9 septembre 2022
Frank Maet
Senior Macro Economist @Belfius
Véronique Goossens
Chief Economist @Belfius
La plus forte hausse de taux depuis l’introduction de l’euro est intervenue. La BCE majore ses taux directeurs d’un coup de 0,75 pour cent. Le taux de dépôt auquel les banques confient leur argent à court terme passe ainsi de zéro à 0,75 pour cent. Le taux de refinancement et le taux de prêt marginal s’affichent à présent à 1,25 et 1,50 pour cent. Les banques peuvent emprunter de l’argent pour un jour ou une semaine à ces tarifs auprès de la BCE.
Cette hausse de taux jumbo est nouvelle pour la BCE qui opérait auparavant en plus petites étapes. Cependant, l’annonce faite hier n’a pas surpris les marchés financiers. Après le rapport exécrable sur l’inflation d’août, une hausse de taux plus limitée aurait été considérée comme décevante. En juillet, le taux avait déjà été augmenté de 0,50 pour cent, mais la BCE accuse encore toujours un sérieux retard dans ce domaine sur les banques centrales américaine et britannique.
Francfort aura donc encore du pain sur la planche dans les prochains mois. Selon la présidente Lagarde, la BCE continuera à rehausser les taux parce que l’inflation est «beaucoup trop élevée» dans la zone euro et qu’elle restera supérieure à l’objectif de 2 pour cent pour une plus longue période. C’est ce que montrent aussi les prévisions d’inflation en forte hausse de la BCE. Elles tablent à présent sur une inflation de 8,10 pour cent en 2022, 5,50 pour cent l’an prochain et 2,30 pour cent en 2024.
Lors de sa conférence de presse, Lagarde est restée vague quand la question a été posée de savoir à quelle vitesse et jusqu’à quel niveau la BCE voulait augmenter les taux. Elle a néanmoins déclaré que le resserrement de la politique monétaire pouvait durer de 3 à 5 réunions avant que la banque n’envisage une pause. Cela signifie que la BCE appuiera sur la pédale de frein au moins jusqu’au printemps de l’an prochain.

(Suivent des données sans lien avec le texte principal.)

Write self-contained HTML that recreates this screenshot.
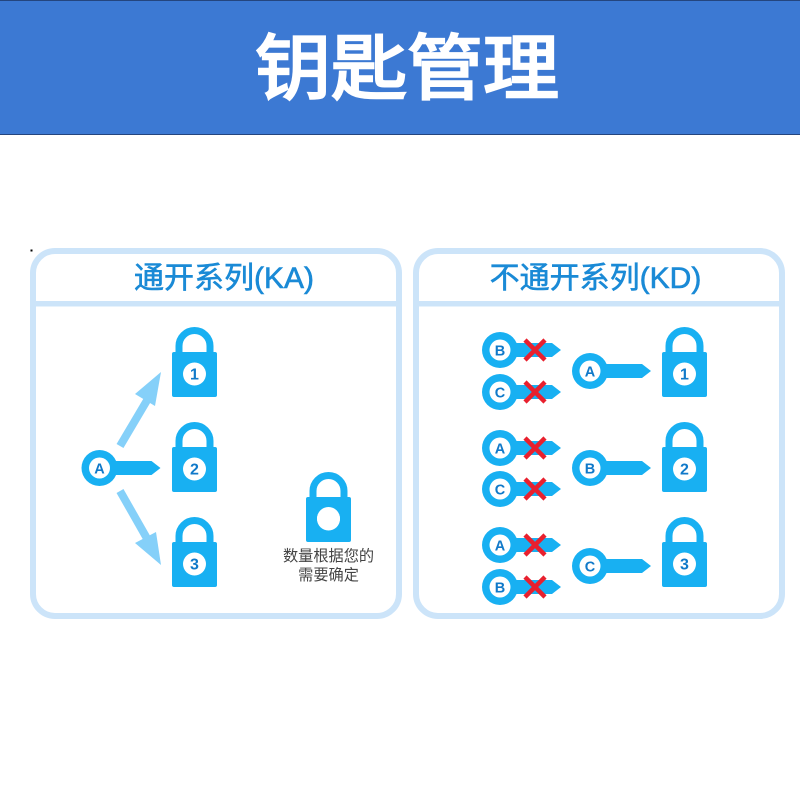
<!DOCTYPE html>
<html><head><meta charset="utf-8">
<style>
html,body{margin:0;padding:0;background:#fff;width:800px;height:800px;overflow:hidden}
svg{display:block}
text{font-family:"Liberation Sans","Noto Sans CJK SC",sans-serif}
.n{font-size:16px;font-weight:700;fill:#1079c9;text-anchor:middle}
.k{font-size:14.500px;font-weight:700;fill:#1079c9;text-anchor:middle}
.t{font-size:30px;font-weight:400;fill:#1a8ad6;stroke:#1a8ad6;stroke-width:.6px;text-anchor:middle}
.c{font-size:15.200px;fill:#444;text-anchor:middle}
</style></head><body>
<svg width="800" height="800" viewBox="0 0 800 800" xmlns="http://www.w3.org/2000/svg">
<defs>
<g id="lock">
<path d="M7 27V19a15.500 15.500 0 0 1 31 0V27" fill="none" stroke="#18b0f2" stroke-width="7"/>
<rect x="0" y="25" width="45" height="45" rx="2" fill="#18b0f2"/>
<circle cx="22.500" cy="47" r="11.500" fill="#fff"/>
</g>
<g id="key">
<circle cx="0" cy="0" r="18" fill="#18b0f2"/>
<path d="M14 -7H52L61 0L52 7H14Z" fill="#18b0f2"/>
<circle cx="0" cy="0" r="10.500" fill="#fff"/>
</g>
<g id="x"><path d="M-10 -10L10 10M10 -10L-10 10" stroke="#e8202e" stroke-width="4.500" fill="none"/></g>
</defs>

<rect x="0" y="0" width="800" height="135" fill="#3c79d3"/>
<rect x="0" y="0" width="800" height="1" fill="#24457e"/>
<rect x="0" y="134" width="800" height="1" fill="#24457e"/>
<text transform="translate(407 93.500) scale(1 .94)" x="0" y="0" text-anchor="middle" style="font-size:76px;font-weight:400;fill:#fff;stroke:#fff;stroke-width:2.600px">钥匙管理</text>

<rect x="33" y="251" width="366" height="365" rx="22" fill="#fff" stroke="#cce4f9" stroke-width="6"/>
<rect x="416" y="251" width="366" height="365" rx="22" fill="#fff" stroke="#cce4f9" stroke-width="6"/>
<rect x="33" y="301" width="366" height="5.500" fill="#cce4f9"/>
<rect x="416" y="301" width="366" height="5.500" fill="#cce4f9"/>
<rect x="30.500" y="249.500" width="2" height="2" fill="#000"/>

<text class="t" x="224" y="288">通开系列(KA)</text>
<text class="t" x="595.500" y="288">不通开系列(KD)</text>

<!-- left -->
<use href="#lock" x="172" y="327"/><text class="n" x="194.500" y="379.500">1</text>
<use href="#lock" x="172" y="422"/><text class="n" x="194.500" y="474.500">2</text>
<use href="#lock" x="172" y="517"/><text class="n" x="194.500" y="569.500">3</text>
<use href="#key" x="99.500" y="468"/><text class="k" x="99.500" y="473.500">A</text>
<path d="M120 446L149 397" stroke="#85d0f9" stroke-width="8" fill="none"/>
<path d="M161 372L135 394L155 406Z" fill="#85d0f9"/>
<path d="M120 491L149 542" stroke="#85d0f9" stroke-width="8" fill="none"/>
<path d="M161 565L135 543L156 532Z" fill="#85d0f9"/>

<use href="#lock" x="306" y="472"/>
<circle cx="328.500" cy="518.500" r="11.500" fill="#fff"/>
<text class="c" x="328.500" y="561">数量根据您的</text>
<text class="c" x="328.500" y="580">需要确定</text>

<!-- right -->
<use href="#lock" x="662" y="327"/><text class="n" x="684.500" y="379.500">1</text>
<use href="#lock" x="662" y="422"/><text class="n" x="684.500" y="474.500">2</text>
<use href="#lock" x="662" y="517"/><text class="n" x="684.500" y="569.500">3</text>

<use href="#key" x="590" y="371"/><text class="k" x="590" y="376.500">A</text>
<use href="#key" x="590" y="468"/><text class="k" x="590" y="473.500">B</text>
<use href="#key" x="590" y="566"/><text class="k" x="590" y="571.500">C</text>

<use href="#key" x="500" y="350"/><text class="k" x="500" y="355.500">B</text><use href="#x" x="535" y="350"/>
<use href="#key" x="500" y="392"/><text class="k" x="500" y="397.500">C</text><use href="#x" x="535" y="392"/>
<use href="#key" x="500" y="448"/><text class="k" x="500" y="453.500">A</text><use href="#x" x="535" y="448"/>
<use href="#key" x="500" y="489"/><text class="k" x="500" y="494.500">C</text><use href="#x" x="535" y="489"/>
<use href="#key" x="500" y="545"/><text class="k" x="500" y="550.500">A</text><use href="#x" x="535" y="545"/>
<use href="#key" x="500" y="587"/><text class="k" x="500" y="592.500">B</text><use href="#x" x="535" y="587"/>
</svg>
</body></html>
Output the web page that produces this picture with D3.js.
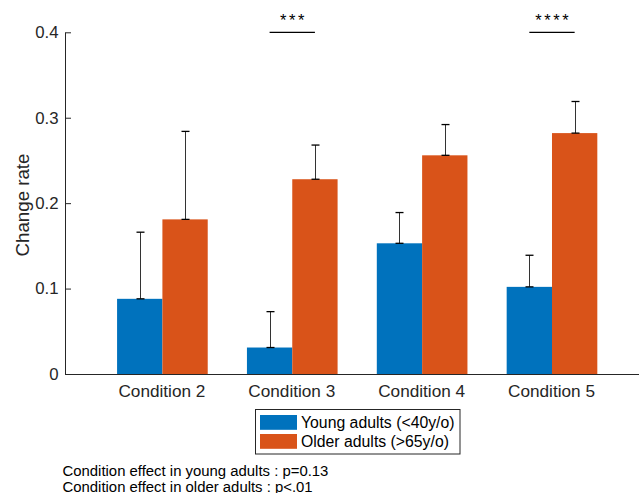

La BCE ne se laissera ainsi pas décontenancer lorsque la croissance économique se rafraîchira dans la zone euro. Outre la révision à la hausse des prévisions d’inflation, les perspectives de croissance ont été adaptées hier, mais malheureusement dans l’autre sens. Pour 2022, une croissance du PIB de 3,10 pour cent est encore prévue, mais elle retombera à 0,90 pour cent l’an prochain. Les hausses de prix astronomiques de l’énergie pèsent lourdement sur le pouvoir d’achat des ménages et sur les marges bénéficiaires des entreprises. De récentes données indiquent déjà un fort ralentissement de l’activité, de sorte que la BCE tient compte d’une stagnation de l’économie européenne plus tard dans l’année et au premier trimestre de 2023.
En dépit du danger accru d’inflation, la BCE reste résolument décidée à lutter contre l’inflation élevée en augmentant ses taux. Elle entend ainsi surtout faire diminuer les prévisions d’inflation. Si les citoyens et les entreprises pensent que l’inflation élevée est permanente, les travailleurs vont demander une hausse des salaires et les employeurs majoreront à leur tour les prix. La BCE veut éviter à tout prix la spirale salaires-prix qui s’amorce.
Les marchés financiers ont réagi modérément positivement à la politique des taux ainsi dessinée, mais entre-temps, les risques d’inflation restent orientés à la hausse à court terme. Les majorations de taux seules ne sont en effet pas suffisantes pour éteindre tous les foyers d’inflation en Europe. Une hausse des taux n’engendre ainsi pas une diminution immédiate des prix de l’énergie. Dans ce domaine, tous les regards se tournent vers une autre réunion de haut niveau, la réunion extraordinaire des ministres européens de l’énergie qui débutera aujourd’hui.